How can Pakistan get out of the debt trap?
At the donors’ conference in Geneva last week, Pakistan received commitments of nearly $10bn for flood recovery. The bulk of the money — $8.7bn — is promised by multilateral agencies which will be available over the next three years.
However, it remains unclear if the multilateral assistance will be in the form of loans or one-time aid/grants. Saudi Arabia has also expressed its willingness to raise its deposits with the State Bank of Pakistan from $3bn to $5bn, as well as boost its promised investments to $10bn in the coming days.
But the million-dollar question is: will the pledges made at the conference solve Pakistan’s dollar liquidity crisis? As it is, the SBP reserves have declined to around $4.5bn or equivalent to less than four weeks of imports after recent loan payments to two UAE-based banks. As a result, the country direly needs an immediate cash inflow. Let us not forget that the flood recovery pledges from multilateral lenders will not materialise if Islamabad fails to sew up an agreement with the IMF. To tide over its financial difficulties, Pakistan has requested the IMF for ‘a pause’ in its tough demands for economic reforms, especially with regard to maintaining a single, market-based exchange rate and increasing electricity and gas prices as well as taxes. The latest reports show that the IMF is in no mood to relent unless Pakistan undertakes macroeconomic reforms in order to conclude the ninth review of the Fund’s programme.
But it is apparent that Pakistan’s debt problem is too deep rooted to be tackled by these short-term aid pledges and palliatives. Our debt burden has been rising inexorably over the past three decades. The latest estimate shows that Pakistan owes the world about $100 billion and has to repay $21bn to foreign lenders during the current fiscal year. What is worse, in the next three years, it will have to return similar or larger amounts each year totalling about $70bn.
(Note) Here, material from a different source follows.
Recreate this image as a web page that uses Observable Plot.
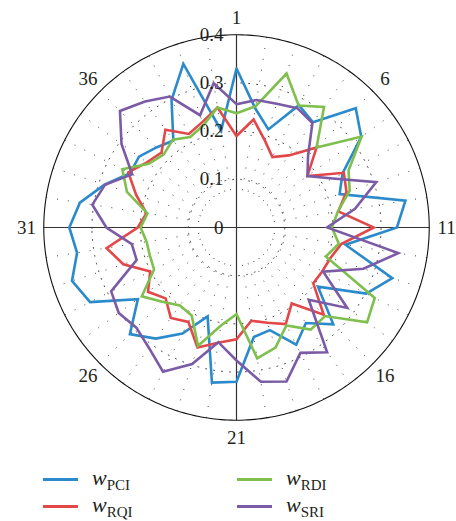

We just don’t have the resources to repay all the loans unless we take more loans from abroad. That means Pakistan will sink deeper and deeper in the morass of foreign debt. The reason why we are in such a mess is that we have been running a current account deficit for years and to close the gap we have been borrowing foreign exchange from one source or another. Pakistan has also gone to the IMF time and again for a bailout.
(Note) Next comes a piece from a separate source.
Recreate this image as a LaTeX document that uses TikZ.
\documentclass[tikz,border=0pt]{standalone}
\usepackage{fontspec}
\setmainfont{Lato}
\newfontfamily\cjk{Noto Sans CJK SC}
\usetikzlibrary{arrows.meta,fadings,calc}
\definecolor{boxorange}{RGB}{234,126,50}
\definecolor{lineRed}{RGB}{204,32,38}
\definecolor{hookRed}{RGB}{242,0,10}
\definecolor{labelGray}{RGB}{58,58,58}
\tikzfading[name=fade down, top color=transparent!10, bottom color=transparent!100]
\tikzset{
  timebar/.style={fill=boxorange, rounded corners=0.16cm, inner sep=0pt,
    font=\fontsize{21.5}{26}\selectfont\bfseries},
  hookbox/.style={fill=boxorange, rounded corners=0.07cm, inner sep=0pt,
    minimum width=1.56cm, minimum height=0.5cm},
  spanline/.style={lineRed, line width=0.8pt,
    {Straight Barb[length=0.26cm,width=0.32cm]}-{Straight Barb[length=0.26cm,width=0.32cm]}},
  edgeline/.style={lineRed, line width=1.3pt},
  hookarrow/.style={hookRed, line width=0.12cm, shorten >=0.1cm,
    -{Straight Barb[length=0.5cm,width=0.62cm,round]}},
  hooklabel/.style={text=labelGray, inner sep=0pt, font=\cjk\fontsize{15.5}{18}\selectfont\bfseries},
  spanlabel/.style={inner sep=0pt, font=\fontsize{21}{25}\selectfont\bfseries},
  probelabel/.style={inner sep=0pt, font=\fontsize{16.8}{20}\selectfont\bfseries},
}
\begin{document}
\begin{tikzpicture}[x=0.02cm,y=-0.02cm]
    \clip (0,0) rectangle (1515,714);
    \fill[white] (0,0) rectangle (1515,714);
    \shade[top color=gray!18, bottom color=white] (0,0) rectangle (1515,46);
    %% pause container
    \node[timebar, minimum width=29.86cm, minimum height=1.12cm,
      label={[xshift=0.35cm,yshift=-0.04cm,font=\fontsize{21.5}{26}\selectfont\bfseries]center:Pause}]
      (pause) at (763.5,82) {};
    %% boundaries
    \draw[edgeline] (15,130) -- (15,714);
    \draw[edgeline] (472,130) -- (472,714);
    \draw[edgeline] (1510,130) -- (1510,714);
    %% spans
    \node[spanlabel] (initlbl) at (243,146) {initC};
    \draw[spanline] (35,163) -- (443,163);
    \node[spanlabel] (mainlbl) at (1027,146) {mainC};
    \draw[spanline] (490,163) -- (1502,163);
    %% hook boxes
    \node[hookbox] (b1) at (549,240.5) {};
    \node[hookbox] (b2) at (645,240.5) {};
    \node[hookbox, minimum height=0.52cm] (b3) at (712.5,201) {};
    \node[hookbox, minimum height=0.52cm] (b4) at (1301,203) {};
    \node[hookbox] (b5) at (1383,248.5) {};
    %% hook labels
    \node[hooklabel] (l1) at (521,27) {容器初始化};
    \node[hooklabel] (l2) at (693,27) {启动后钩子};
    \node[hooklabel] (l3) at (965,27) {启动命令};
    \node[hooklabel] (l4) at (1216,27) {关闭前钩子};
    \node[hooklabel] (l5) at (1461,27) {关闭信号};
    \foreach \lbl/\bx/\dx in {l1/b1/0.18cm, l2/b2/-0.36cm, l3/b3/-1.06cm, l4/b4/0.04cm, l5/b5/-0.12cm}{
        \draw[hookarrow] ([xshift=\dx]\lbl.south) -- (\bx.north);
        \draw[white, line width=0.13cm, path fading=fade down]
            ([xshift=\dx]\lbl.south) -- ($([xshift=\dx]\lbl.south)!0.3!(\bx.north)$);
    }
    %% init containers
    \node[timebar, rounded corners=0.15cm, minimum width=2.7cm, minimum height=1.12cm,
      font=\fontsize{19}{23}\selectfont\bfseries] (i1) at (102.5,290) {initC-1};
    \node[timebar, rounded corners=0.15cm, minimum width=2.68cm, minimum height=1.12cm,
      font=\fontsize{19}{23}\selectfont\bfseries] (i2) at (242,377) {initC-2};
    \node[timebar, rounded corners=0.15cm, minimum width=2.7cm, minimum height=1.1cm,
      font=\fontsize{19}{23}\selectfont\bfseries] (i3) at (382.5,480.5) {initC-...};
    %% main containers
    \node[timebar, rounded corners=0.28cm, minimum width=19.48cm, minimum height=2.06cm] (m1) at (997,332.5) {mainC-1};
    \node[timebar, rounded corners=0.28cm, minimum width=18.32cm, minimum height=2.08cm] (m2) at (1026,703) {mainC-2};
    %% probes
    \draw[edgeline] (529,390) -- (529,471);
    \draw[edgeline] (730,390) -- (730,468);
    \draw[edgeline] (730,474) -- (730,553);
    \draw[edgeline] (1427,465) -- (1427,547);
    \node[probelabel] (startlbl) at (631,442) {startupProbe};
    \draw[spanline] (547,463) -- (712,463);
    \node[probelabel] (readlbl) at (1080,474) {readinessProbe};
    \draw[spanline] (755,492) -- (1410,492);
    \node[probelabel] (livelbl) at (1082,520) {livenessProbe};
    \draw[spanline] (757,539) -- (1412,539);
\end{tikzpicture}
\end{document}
It is a matter of regret that during the last two decades no steps were taken to boost our industrial production and exports. Instead, due to faulty planning we have become an import-based economy. For years our imports have far exceeded our exports, with ever ballooning current account deficit.
During the PML-N’s tenure from 2013 to 2018, as a result of a fixed exchange rate, Pakistan’s export-to-GDP ratio declined sharply and all the money borrowed from commercial banks and Eurobonds was spent on financing the current account deficit. The same has been the case with the budget deficit which we have been financing from loans taken from foreign banks or lending agencies.
Another aspect the policymakers must understand is that now it is not enough to reduce the current account deficit to get out of the problem facing us. With large debt repayments looming ahead, we will either need to borrow more or earn foreign exchange through exports.
What is the long-term solution to our mounting debt woes? There are several ways provided we have the political and economic expertise and efficiency to introduce structural reforms and turn our import-based economy into an export oriented one. To this end we need to cut waste in official expenditure and promote austerity at all levels in order to achieve a budget surplus.
On the other hand, we need to rev up our industrial machine to enable it to produce exportable surplus to earn precious foreign exchange. To this end we need to adopt appropriate policies to encourage the savings habit in the country which will create indigenous funds for investment. At the same time, a new package of incentives should be devised to create a conducive climate for foreign investment.
Other steps in this direction include reducing all current expenditures to below the inflation rate and taxing the untaxed, especially the agriculture sector which at present yields minimal revenue not commensurate with its share in the GDP. It is also time we launched a comprehensive plan to develop our agro-industries which have the potential to produce exportable surpluses. As we face an economic emergency, we should ban all inessential imports such as luxury cars, cosmetics and fashion gadgets. The objective should be to strike a balance between imports and exports. That is the only way we can get out of the debt trap.